Description – simulate a network failure to test the cluster behavior in case of a split brain.

Run node – can be run on any node (this test case uses the secondary node).

Run steps

[root@hahost02 ~]# iptables -A INPUT -s x.x.x.x -j DROP; iptables -A OUTPUT -d x.x.x.x -j DROP

Note:x.x.x.x is the IP address of hahost01.

Expected result – the cluster detects the network failure and fences one of the nodes to avoid a split brain situation.

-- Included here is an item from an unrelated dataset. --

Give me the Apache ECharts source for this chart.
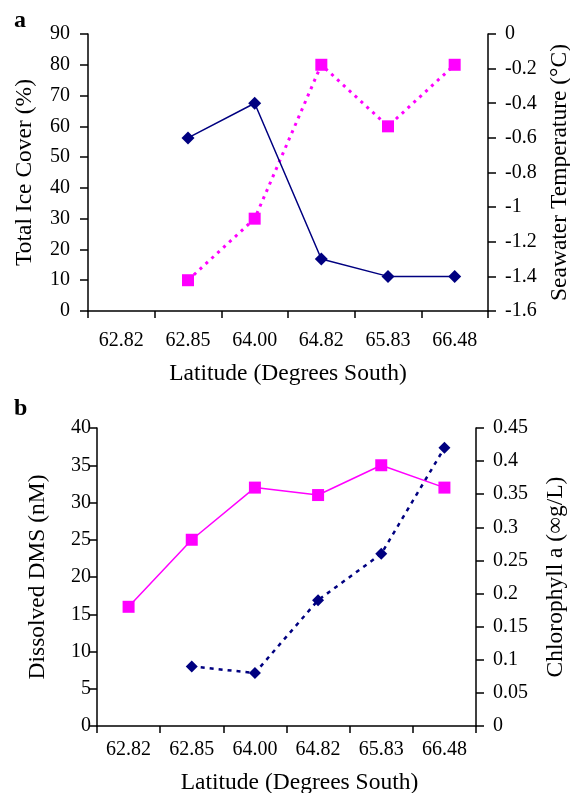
<!DOCTYPE html>
<html>
<head>
<meta charset="utf-8">
<script src="https://cdn.jsdelivr.net/npm/echarts@6/dist/echarts.min.js"></script>
<style>
html,body{margin:0;padding:0;background:#fff;}
#chart{width:570px;height:793px;}
</style>
</head>
<body>
<div id="chart"></div>
<script>
const categories = ['62.82', '62.85', '64.00', '64.82', '65.83', '66.48'];
// Panel a
const iceCover = [null, 10, 30, 80, 60, 80];
const seawaterTemp = [null, -0.6, -0.4, -1.3, -1.4, -1.4];
// Panel b
const dms = [16, 25, 32, 31, 35, 32];
const chlorophyll = [null, 0.09, 0.08, 0.19, 0.26, 0.42];

const FONT = '"Liberation Serif", "Times New Roman", serif';
const NAVY = '#000080';
const MAGENTA = '#FF00FF';
const tickFont = {fontFamily: FONT, fontSize: 20, color: '#000'};
const nameFont = {fontFamily: FONT, fontSize: 23.5, color: '#000'};
const lineStyleAxis = {color: '#000', width: 1.5};

function yAxis(gridIndex, pos, min, max, interval, name, gap, margin) {
  return {
    type: 'value', gridIndex: gridIndex, position: pos,
    min: min, max: max, interval: interval,
    name: name, nameLocation: 'middle', nameGap: gap, nameRotate: 90,
    nameTextStyle: nameFont,
    axisLine: {show: true, onZero: false, lineStyle: lineStyleAxis},
    axisTick: {show: true, length: 8, lineStyle: lineStyleAxis},
    axisLabel: Object.assign({margin: margin}, tickFont),
    splitLine: {show: false}
  };
}
function xAxis(gridIndex, gap, pad, margin) {
  return {
    type: 'category', gridIndex: gridIndex, data: categories, boundaryGap: true,
    name: 'Latitude (Degrees South)', nameLocation: 'middle', nameGap: gap,
    nameTextStyle: Object.assign({padding: pad}, nameFont),
    axisLine: {show: true, onZero: false, lineStyle: lineStyleAxis},
    axisTick: {show: true, length: 7, lineStyle: lineStyleAxis},
    axisLabel: Object.assign({margin: margin, interval: 0}, tickFont),
    splitLine: {show: false}
  };
}

const chart = echarts.init(document.getElementById('chart'), null, {renderer: 'canvas'});
chart.setOption({
  animation: false,
  backgroundColor: '#fff',
  title: [
    {text: 'a', left: 9, top: 4, textStyle: {fontFamily: FONT, fontWeight: 'bold', fontSize: 24, color: '#000'}},
    {text: 'b', left: 9, top: 392, textStyle: {fontFamily: FONT, fontWeight: 'bold', fontSize: 24, color: '#000'}}
  ],
  grid: [
    {left: 88, right: 82, top: 34, height: 277, containLabel: false, outerBoundsMode: 'none'},
    {left: 97, right: 94, top: 428, height: 298, containLabel: false, outerBoundsMode: 'none'}
  ],
  xAxis: [xAxis(0, 51, [0, 0, 0, 0], 20), xAxis(1, 45, [0, 0, 0, 26], 14)],
  yAxis: [
    yAxis(0, 'left', 0, 90, 10, 'Total Ice Cover (%)', 51, 18),
    yAxis(0, 'right', -1.6, 0, 0.2, 'Seawater Temperature (\u00B0C)', 59, 17),
    yAxis(1, 'left', 0, 40, 5, 'Dissolved DMS (nM)', 47, 6),
    yAxis(1, 'right', 0, 0.45, 0.05, 'Chlorophyll a (\u221Eg/L)', 68, 17)
  ],
  series: [
    {
      name: 'Total Ice Cover', type: 'line', xAxisIndex: 0, yAxisIndex: 0,
      data: iceCover, symbol: 'rect', symbolSize: 12,
      itemStyle: {color: MAGENTA},
      lineStyle: {color: MAGENTA, width: 3, type: [3, 5]}
    },
    {
      name: 'Seawater Temperature', type: 'line', xAxisIndex: 0, yAxisIndex: 1,
      data: seawaterTemp, symbol: 'diamond', symbolSize: 13,
      itemStyle: {color: NAVY},
      lineStyle: {color: NAVY, width: 1.5}
    },
    {
      name: 'Dissolved DMS', type: 'line', xAxisIndex: 1, yAxisIndex: 2,
      data: dms, symbol: 'rect', symbolSize: 12,
      itemStyle: {color: MAGENTA},
      lineStyle: {color: MAGENTA, width: 1.5}
    },
    {
      name: 'Chlorophyll a', type: 'line', xAxisIndex: 1, yAxisIndex: 3,
      data: chlorophyll, symbol: 'diamond', symbolSize: 12,
      itemStyle: {color: NAVY},
      lineStyle: {color: NAVY, width: 2.5, type: [4, 5]}
    }
  ]
});
</script>
</body>
</html>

[root@hahost02 ~]# pcs status Cluster name: rhelha Stack: corosync Current DC: hahost02 (version 1.1.19-8.el7_6.5-c3c624ea3d) - partition with quorum Last updated: Wed May 12 21:07:32 2021 Last change: Wed May 12 20:37:27 2021 by root via crm_resource on hahost02 2 nodes configured 7 resources configured Online: [ hahost02 ] OFFLINE: [ hahost01 ] Full list of resources: clusterfence (stonith:fence_aws): Started hahost02 Resource Group: rsc_ASCS00_group rsc_fs_ascs00 (ocf::heartbeat:Filesystem): Started hahost02 rsc_vip_ascs00 (ocf::heartbeat:aws-vpc-move-ip): Started hahost02 rsc_ascs00 (ocf::heartbeat:SAPInstance): Started hahost02 Resource Group: rsc_ERS10_group rsc_fs_ers10 (ocf::heartbeat:Filesystem): Started hahost02 rsc_vip_ers10 (ocf::heartbeat:aws-vpc-move-ip): Started hahost02 rsc_ers10 (ocf::heartbeat:SAPInstance): Started hahost02 Daemon Status: corosync: active/enabled pacemaker: active/enabled pcsd: active/enabled

Recovery procedure

  • Log in to the Amazon Web Services Management Console and start the fenced node.

  • The cluster will move the ERS to the fenced node when the instance is up.